Cardiac myocytes metabolism plays a key role in the efficient contraction and relaxation of the heart muscle fiber. Every cell in the body uses fuel to produce energy so that it can function properly and divide. Unlike the rest of the body cells, the cardiac myocytes can employ four different types of fuel, with which their mitochondria generate adenosine triphosphate (ATP). These fuels are sugar (glucose), ketone bodies, fatty acid, and lactate, which are metabolically processed by the cells mitochondria to obtain the energy needed for the myocardium cells contraction. Red blood cells and liver hepatocytes can only use glucose, while nerve cells employs glucose and ketone bodies as fuel. Thus, the heart muscle cells are the most metabolically flexible of them all.
When the individual eats high amounts of carbohydrate in their meal, the heart muscle cells can adapt to burn the simplest form of carbs as fuel, which is glucose (sugar), to produce ATP through a process known as glycolysis to obtain pyruvate, which is further metabolized in the Creb's cycle of the mitochondria to produce ATP. However, when man is not eating carbohydrates (bread, potatoes, sugar, etc) but only meat, entrails, butter, and cheese, or when he is fasting, his heart myocytes can quickly and easily adapt to consume either fatty acids or ketone bodies, such as β-hydroxybuterate and acetoacetate, as sources of fuel to burn for the generation of energy. Ketone bodies is produced by the liver cells mitochondria from fatty acid, which derives from the saturated fat contained in the butter, meat, entrails, etc, man eats.
The fourth type of fuel the heart muscle cells employ is lactate, which a salt of lactic acid. Lactate can replace glucose as it becomes an alternative fuel during physical exercises, when concentrations of lactate in the bloodstream increase. Lactate is the byproduct of the skeletal muscle cells glycolysis. Although skeletal muscle fibers cannot use lactate as fuel (because is causes cramp), the myocardium cells can utilize it as fuel as long as they have enough oxygen available. This is so, because myocyte mitochondria can produce enough ATP for the myocardium contraction only in aerobic conditions (with plenty of oxygen).

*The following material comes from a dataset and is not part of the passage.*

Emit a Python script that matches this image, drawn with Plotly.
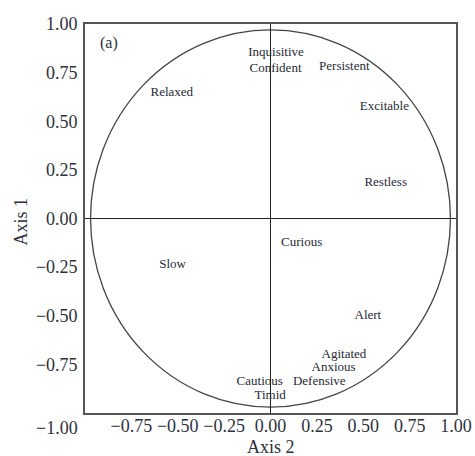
import plotly.graph_objects as go

# Trait loadings on the two ordination axes
traits = ["Inquisitive", "Confident", "Persistent", "Excitable", "Restless",
          "Relaxed", "Slow", "Curious", "Alert", "Agitated", "Anxious",
          "Defensive", "Cautious", "Timid"]
axis2 = [0.03, 0.027, 0.398, 0.614, 0.621,
         -0.532, -0.528, 0.168, 0.525, 0.396, 0.34,
         0.263, -0.058, -0.002]
axis1 = [0.851, 0.772, 0.779, 0.575, 0.184,
         0.647, -0.239, -0.124, -0.501, -0.698, -0.767,
         -0.840, -0.838, -0.912]

x_ticks = [-0.75, -0.5, -0.25, 0.0, 0.25, 0.5, 0.75, 1.0]
y_ticks = [1.0, 0.75, 0.5, 0.25, 0.0, -0.25, -0.5, -0.75]
circle_radius = 0.97

serif = "Liberation Serif"
label_color = "#262a36"
tick_color = "#2e313b"

fig = go.Figure()
fig.add_trace(go.Scatter(
    x=axis2, y=axis1, text=traits, mode="text",
    textposition="middle center",
    textfont=dict(family=serif, size=13, color=label_color),
    hoverinfo="text", showlegend=False,
))

# correlation circle
fig.add_shape(type="circle", xref="x", yref="y",
              x0=-circle_radius, x1=circle_radius,
              y0=-circle_radius, y1=circle_radius,
              line=dict(color="#444", width=1.3), layer="below")

axis_common = dict(
    showgrid=False, zeroline=True, zerolinecolor="#222", zerolinewidth=1,
    showline=True, mirror=True, linecolor="#555", linewidth=1.6,
    ticks="", tickformat=".2f", automargin=False,
    tickfont=dict(family=serif, size=18, color=tick_color),
)

title_font = dict(family=serif, size=18, color=tick_color)

fig.update_layout(
    width=475, height=456,
    margin=dict(l=85, r=19, t=24, b=43),
    paper_bgcolor="white", plot_bgcolor="white",
    xaxis=dict(range=[-1, 1], tickvals=x_ticks, ticklabelstandoff=-4,
               **axis_common),
    yaxis=dict(range=[-1, 1], tickvals=y_ticks, ticklabelstandoff=2,
               **axis_common),
    annotations=[
        dict(text="Axis 2", xref="paper", yref="paper", x=0.5, y=0,
             xanchor="center", yanchor="middle", yshift=-34,
             showarrow=False, font=title_font),
        dict(text="Axis 1", xref="paper", yref="paper", x=0, y=0.5,
             xanchor="center", yanchor="middle", xshift=-65, yshift=-3,
             textangle=-90, showarrow=False, font=title_font),
        dict(text="(a)", xref="paper", yref="paper", x=0.035, y=0.95,
             xanchor="left", yanchor="middle", showarrow=False,
             font=dict(family=serif, size=16, color=tick_color)),
        dict(text="\u22121.00", xref="paper", yref="paper", x=0, y=0,
             xanchor="right", yanchor="middle", xshift=-5, yshift=-15,
             showarrow=False,
             font=dict(family=serif, size=18, color=tick_color)),
    ],
)

fig.write_html("out.html")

Myocyte oxygen consumption increases sharply when the frequency of contraction (heart rate) and force of contraction are increased. Under these physiological circumstances, more oxygen must be delivered to the heart by the coronary arteries circulation to supply the myocytes metabolic demands. Biochemical messengers dilate the coronary blood vessels to allow additional blood flow and, with it, oxygen in greater amount.